Io non penso che sia infantile identificarsi con personaggi immaginari o fittizi. E non penso che sia adolescenziale cercare di imparare a vivere dai libri. Dunque, non penso che l’unica ragione “matura” per leggere un romanzo sia l’apprezzamento estetico.

Si potrebbero fare altre classificazioni. Flaubert, ad esempio, suggeriva: «I bambini leggono per divertirsi, gli ambiziosi per istruirsi, ma voi leggete per vivere». Lei cosa direbbe, invece?

Non ho un mio sistema di classificazione. Non ho proprio il tipo di mente che ama classificare le cose.

Una cosa che però salta agli occhi in alcuni suoi libri, dal Diario di un anno difficile alla trilogia su Gesù, è l’uso della matematica a fini narrativi.

Non credo di usare la matematica nella mia narrativa. Ma è vero che mi sento libero di esplorare argomenti di natura filosofica, in senso lato: i narratori hanno sempre rivendicato questa libertà. E la matematica è uno di questi argomenti.

In particolare, lei sembra mostrare un forte interesse per la probabilità e le sue applicazioni: alla vita, in generale, e alla medicina, in particolare. Da dove nasce questo interesse?

A rischio di sembrare un estremista, io direi che la medicina moderna, in molte delle sue branche, è diventata schiava del metodo statistico.
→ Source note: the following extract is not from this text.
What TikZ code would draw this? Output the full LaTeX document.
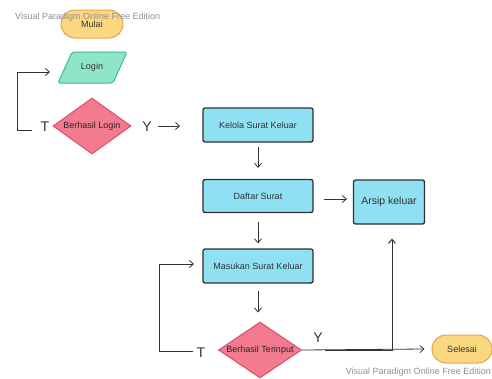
\documentclass[tikz,border=0pt]{standalone}
\usepackage{fontspec}
\setmainfont{Liberation Sans}
\usetikzlibrary{shapes.geometric,arrows.meta}
\definecolor{termfill}{HTML}{FCD781}
\definecolor{termline}{HTML}{E0A848}
\definecolor{iofill}{HTML}{8FE6C6}
\definecolor{ioline}{HTML}{40B898}
\definecolor{decfill}{HTML}{F27B90}
\definecolor{decline}{HTML}{D8506C}
\definecolor{procfill}{HTML}{8FE0F2}
\definecolor{procline}{HTML}{303030}
\definecolor{wm}{HTML}{909090}
\tikzset{
  term/.style={rounded corners=14pt, draw=termline, fill=termfill, line width=1pt, minimum width=62pt, minimum height=28pt, font=\fontsize{9}{10}\selectfont, text=black!80},
  iotext/.style={minimum width=55pt, minimum height=31pt, inner sep=0pt, font=\fontsize{9}{10}\selectfont, text=black!80},
  iofig/.style={draw=ioline, fill=iofill, line width=1pt, rounded corners=2pt},
  dec/.style={diamond, draw=decline, fill=decfill, line width=1pt, aspect=1.45, inner sep=0pt, font=\fontsize{9}{10}\selectfont, text=black!85},
  proc/.style={draw=procline, fill=procfill, line width=1.3pt, rounded corners=2pt, minimum width=110pt, minimum height=34pt, font=\fontsize{9}{10}\selectfont, text=black!80},
  conn/.style={draw=black!80, line width=0.8pt, -{Straight Barb[length=4pt,width=7pt]}},
  plain/.style={draw=black!80, line width=0.8pt},
  lab/.style={font=\fontsize{14}{15}\selectfont, text=black!80, inner sep=0pt},
  wmark/.style={font=\fontsize{9}{10}\selectfont, text=wm, inner sep=0pt}
}
\begin{document}
\begin{tikzpicture}[x=1pt,y=-1pt]
\useasboundingbox (0,0) rectangle (492,378);
\fill[white] (0,0) rectangle (492,378);
% nodes
\node[term] (mulai) at (92,24) {Mulai};
\path[iofig] (72,52) -- (127,52) -- (113,83) -- (58,83) -- cycle;
\node[iotext] (login) at (92,67) {Login};
\node[dec, minimum width=78pt, minimum height=56pt] (bl) at (92,126) {Berhasil Login};
\node[lab] (t1) at (45,127) {T};
\node[lab] (y1) at (147,127) {Y};
\node[proc] (kelola) at (258,125) {Kelola Surat Keluar};
\node[proc, minimum height=33pt] (daftar) at (258,196) {Daftar Surat};
\node[proc, minimum width=71pt, minimum height=44pt, font=\fontsize{10.5}{12}\selectfont] (arsip) at (389,202) {Arsip keluar};
\node[proc] (masukan) at (258,266) {Masukan Surat Keluar};
\node[dec, minimum width=83pt, minimum height=56pt] (bt) at (260,350) {Berhasil Terinput};
\node[lab] (t2) at (201,353) {T};
\node[lab] (y2) at (318,338) {Y};
\node[term, minimum width=60pt] (selesai) at (462,349) {Selesai};
\node[wmark, anchor=west] (wm1) at (15,17) {Visual Paradigm Online Free Edition};
\node[wmark, anchor=east] (wm2) at (491,372) {Visual Paradigm Online Free Edition};
% coordinates
\coordinate (l1a) at (32,130);
\coordinate (l1b) at (17,130);
\coordinate (l1c) at (17,72);
\coordinate (l1d) at (50,72);
\coordinate (ya) at (158,126);
\coordinate (yb) at (180,126);
\coordinate (l2a) at (193,351);
\coordinate (l2b) at (159,351);
\coordinate (l2c) at (159,264);
\coordinate (l2d) at (194,264);
\coordinate (jstart) at (325,350);
\coordinate (junc) at (392,350);
% connectors
\draw[plain] (l1a) -- (l1b) -- (l1c);
\draw[conn] (l1c) -- (l1d);
\draw[conn] (ya) -- (yb);
\draw[conn] ([yshift=-4pt]kelola.south) -- ([yshift=11pt]daftar.north);
\draw[conn] ([xshift=10pt,yshift=-3pt]daftar.east) -- ([xshift=-6pt,yshift=3pt]arsip.west);
\draw[conn] ([yshift=-9pt]daftar.south) -- ([yshift=5pt]masukan.north);
\draw[conn] ([yshift=-7pt]masukan.south) -- ([xshift=-2pt,yshift=9pt]bt.north);
\draw[plain] (l2a) -- (l2b) -- (l2c);
\draw[conn] (l2c) -- (l2d);
\draw[conn] (bt.east) -- ([xshift=-7pt]selesai.west);
\draw[conn, line width=1pt] (jstart) -- (junc) -- ([xshift=3pt,yshift=-14pt]arsip.south);
\end{tikzpicture}
\end{document}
L’uomo comune, quando ha a che fare con la medicina moderna, riceve ripetutamente diagnosi o indicazioni di cure espresse in termini probabilistici: «Se segui il piano X, hai il 90 per cento di probabilità di ricadere nella malattia nei prossimi cinque anni, e il 60 per cento nei prossimi dieci». Decodificare queste affermazioni, esplicitare le assunzioni sulle quali essesi basano (ad esempio, le assunzioni riguardanti l’infinito), va oltre la capacità di spiegazione della maggior parte dei dottori, e la capacità di comprensione della maggior parte dei pazienti.

In che senso? Non sembrano cose così complicate da capire.

Quando il dottore dice: «Se segui il piano X, eccetera», non sta indirizzandosi al particolare individuo che ha di fronte, ma al generico rappresentante di un campione di popolazione al quale egli appartiene: ad esempio, gli uomini sopra i cinquant’anni con una storia pregressa di fumo. Ma il paziente non è interessato ad affermazioni sulla popolazione. Giustamente, vuole solo sapere di sé, del suo caso, del suo futuro.

E dunque?

Non è questo il luogo per una lezione sulla probabilità. Ma, in breve, io vedo la teoria della probabilità come una branca della matematica, e considero il suo legame con il mondo reale come qualcosa di problematico, con fondamenta traballanti. Dunque scelgo di interpretare le affermazioni probabilistiche, soprattutto quando escono dalla bocca dei medici, non come affermazioni sul mondo reale, ma sul grado di fiducia e sullo stato mentale di chi le fa: «Tu mi consigli di seguire il piano X. Ma se io lo seguo, sei fiducioso che tra cinque anni io sarò ancora vivo? E quanto fiducioso sei? Molto, abbastanza, o solo un po’?».